The result? Vine imposed several formal characteristics that defined and categorized the ‘Vine’ style, and the Vine community became organized, passionate, and proud of their app. The Vine community, of course, was not an internet utopia. Vine’s restrictions encouraged and gave fame to several infamous creators (certain Viners—you know who I mean) that responded to the app’s limits by becoming louder, brasher, and more volatile. But Vine was beloved by many in its time and revered in its death. Its mythic status as the app that got away is perhaps blown out of proportion, but Vine really did have a quasi-artistic affect. It’s romantic to think this way, sure, but something about that six-second limit was oddly vital to the mystic of the app: each Vine was a window into another world, on the one hand self-aware of its brief six-second moment, on the other, confident in its infinitely-looping longevity.

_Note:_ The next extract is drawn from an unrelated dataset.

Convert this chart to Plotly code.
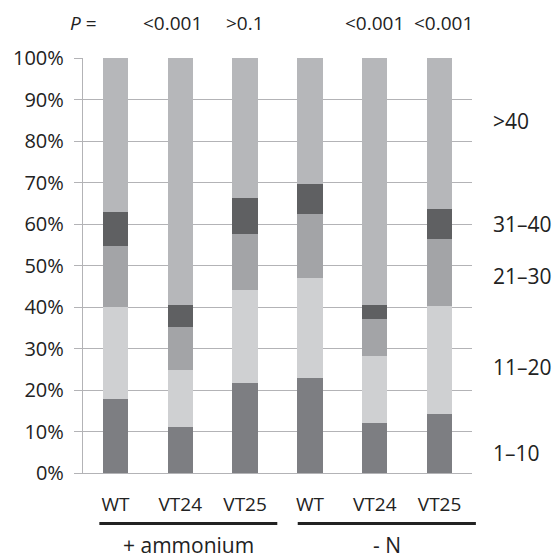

Though both are at heart ‘video-sharing apps,’ TikTok and Vine are critically and inherently different per their formal constructions, and their users and the products of these users are not the same. In other words, each app held fundamentally different content, and each app served and curated a fundamentally different culture. Vine is dead, TikTok lives on, and Byte has entered the party. Will Byte be the new Vine? It remains to be seen. Sure, Byte has copied many of the formal elements that defined the Vine style (its six-second limit, its discover page categories, at a time, even its color scheme)—and the Byte developers surely imagine this will be critical to Byte’s success as the so-called new Vine. Or perhaps Vine cannot be recreated in present-day America—perhaps in the half-generation shift between the lifespans of Vine, TikTok, and now Byte, American culture has somehow become louder, shorter, and faster than the once-ridiculous six second limit Vine first imposed in 2013. TikTok, after all, is thriving—its creators have learned from Vine (see any sketch video and know that that form arose in the Vine period), and the developers have certainly learned from Vine’s business-side mistakes. Maybe TikTok is the next evolutionary step in the video-sharing family tree, and Byte a sad and unnecessary side-product destined for elimination via natural selection.
Or maybe Byte will bring back that strange and magic feeling that every teen got when first logging in to Vine back in 2013—a feeling both thrilling and optimistic on a platform unlike any seen before. Sure, Vine is gone, but its influence—and the public’s fond reverence for it—lives on. Perhaps the secret to longevity is six-second brevity.